The University Grants Commission’s (UGC) Draft Guidelines 2025 are a direct assault on academic freedom, inclusivity, and social justice in Indian higher education. Marketed as reforms aligned with the National Education Policy (NEP) 2020, these changes aim to corporatize academia and transform universities into factories for producing compliant workers instead of critical thinkers.

One of the most alarming proposals is the redefinition of faculty recruitment and promotion through arbitrary ‘notable contributions.’ Candidates must meet four of nine vague criteria, such as ‘Innovative Teaching Contributions,’ ‘Community Engagement,’ and knowledge of ‘Indian knowledge systems.’ These metrics overwhelmingly favour privileged individuals with access to institutional resources, further marginalizing those from underfunded backgrounds and marginalized communities.

The guidelines also seek to casualize academic jobs by removing the 10% cap on contractual appointments, falsely framing this as “flexibility.” In reality, this will create a precarious workforce with no job security or academic freedom. Without tenure, faculty members will be discouraged from challenging exploitative university policies or voicing dissent, reducing them to disposable employees at the mercy of administrations. The introduction of the ‘Professor of Practice’ (PoP) role is equally dangerous. It allows professionals from non-academic backgrounds to teach, opening the floodgates for corporate or RSS interference in education. These positions, often handed out as political or corporate favours, undermine academic expertise, bypass traditional recruitment processes, and weaken collective faculty representation.
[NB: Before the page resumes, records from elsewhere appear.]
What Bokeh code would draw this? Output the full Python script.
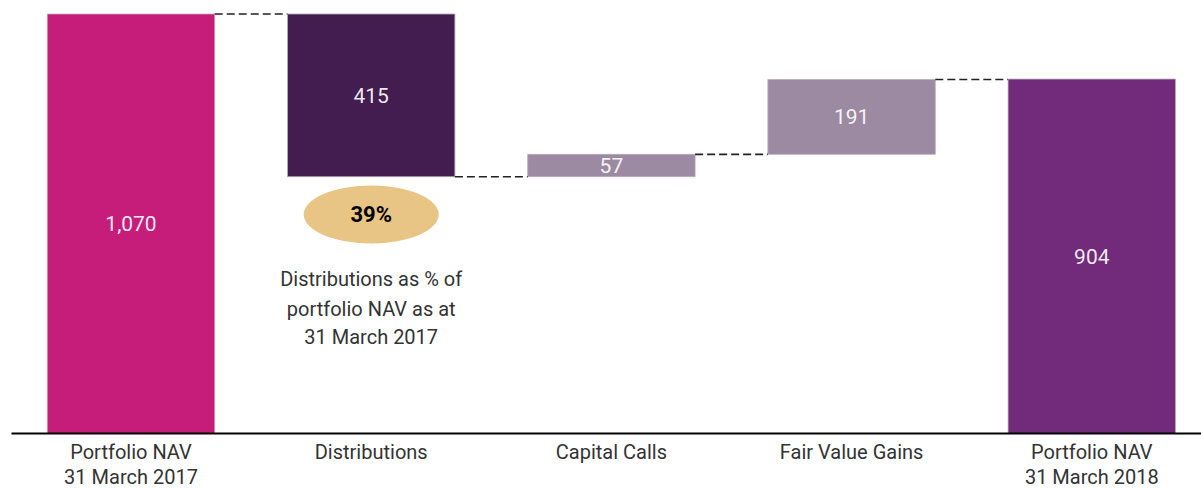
from bokeh.plotting import figure
from bokeh.models import ColumnDataSource, FixedTicker, Range1d
from bokeh.core.properties import value
from bokeh.embed import file_html
from bokeh.resources import INLINE

# ---- data ----
categories = ["Portfolio NAV\n31 March 2017", "Distributions", "Capital Calls",
              "Fair Value Gains", "Portfolio NAV\n31 March 2018"]
changes = [1070, -415, 57, 191, 904]
kinds = ["total", "delta", "delta", "delta", "total"]
bar_labels = ["1,070", "415", "57", "191", "904"]
bar_colors = ["#C71D7A", "#431C50", "#9C89A2", "#9C89A2", "#722B7A"]
ellipse_label = "39%"
note_lines = ["Distributions as % of", "portfolio NAV as at", "31 March 2017"]

FONT = "Roboto"

# ---- waterfall geometry from data ----
xs = list(range(len(categories)))
bottoms, tops, levels = [], [], []
running = 0
for v, k in zip(changes, kinds):
    if k == "total":
        b, t = 0, v
        running = v
    else:
        new = running + v
        b, t = min(running, new), max(running, new)
        running = new
    bottoms.append(b)
    tops.append(t)
    levels.append(running)

W = 0.697
src = ColumnDataSource(dict(x=xs, bottom=bottoms, top=tops, color=bar_colors,
                            label=bar_labels,
                            mid=[(b + t) / 2 for b, t in zip(bottoms, tops)]))

p = figure(frame_width=1190, frame_height=433, output_backend="svg",
           toolbar_location=None,
           x_range=Range1d(-0.4975, 4.4567), y_range=Range1d(0, 1104.4),
           y_axis_location=None, min_border_left=11, min_border_right=0,
           min_border_top=0, min_border_bottom=0)
p.outline_line_color = None
p.xgrid.grid_line_color = None
p.ygrid.grid_line_color = None
p.background_fill_color = "white"

p.vbar(x="x", bottom="bottom", top="top", width=W, fill_color="color",
       line_color="#B8AEB8", line_width=0.8, source=src)

# connectors
cx0 = [x + W / 2 for x in xs[:-1]]
cx1 = [x + 1 - W / 2 for x in xs[:-1]]
p.segment(x0=cx0, y0=levels[:-1], x1=cx1, y1=levels[:-1],
          line_color="#222222", line_width=1.6, line_dash="8 4")

# value labels
p.text(x="x", y="mid", text="label", source=src, text_align="center",
       text_baseline="middle", text_color="white", text_alpha=0.92,
       text_font=value(FONT), text_font_size="21px")

# ellipse annotation under Distributions
ex = xs[1]
p.ellipse(x=[ex], y=[558.6], width=135, height=58, width_units="screen",
          height_units="screen", fill_color="#E8C485", line_color=None)
p.text(x=[ex], y=[558.6], text=[ellipse_label], text_align="center",
       text_baseline="middle", text_color="black", text_font_style="bold",
       text_font=value(FONT), text_font_size="22px")
p.text(x=[ex] * 3, y=[392.8, 318.8, 244.9], text=note_lines, text_align="center",
       text_baseline="alphabetic", text_color="#333333",
       text_font=value(FONT), text_font_size="20px")

# axis
ax = p.xaxis[0]
ax.ticker = FixedTicker(ticks=xs)
ax.major_label_overrides = {i: c for i, c in zip(xs, categories)}
ax.major_tick_line_color = None
ax.minor_tick_line_color = None
ax.major_tick_out = 0
ax.major_tick_in = 0
ax.axis_line_color = "black"
ax.axis_line_width = 2
ax.major_label_standoff = 6
ax.major_label_text_font = FONT
ax.major_label_text_font_size = "20px"
ax.major_label_text_line_height = 1.05
ax.major_label_text_color = "#333333"

open("out.html", "w").write(file_html(p, INLINE))
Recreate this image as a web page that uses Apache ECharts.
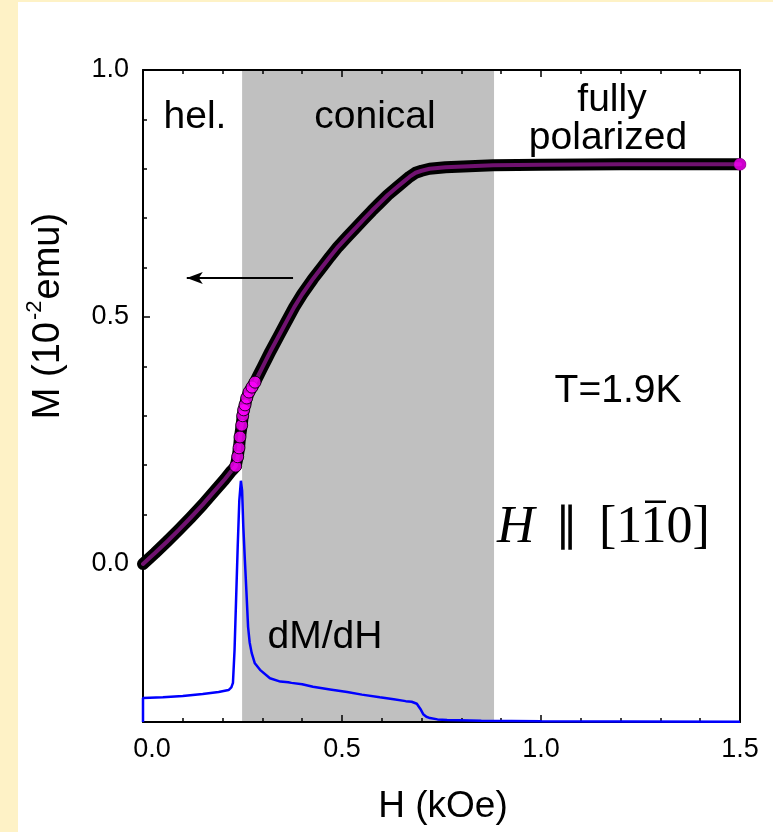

Adding to the erosion of academic integrity is the centralization of power in the appointment of Vice-Chancellors (VCs). The guidelines grant Chancellors or Governors control over appointments, attacking the federal structure and undermining their ability to implement education policies suited to regional needs. These measures align with NEP 2020’s broader agenda of privatization and saffronization. By legitimizing contentious reforms like the four-year undergraduate programme and inviting corporate players into academia, the UGC reduces students to mere consumers and faculty to expendable labour.

The UGC Draft Guidelines 2025 represent a deliberate effort to dismantle the democratic and inclusive foundations of education in India. If implemented, they will leave students and educators powerless, and education itself will serve only corporate and political interests. United resistance by the stakeholders is the need of the hour.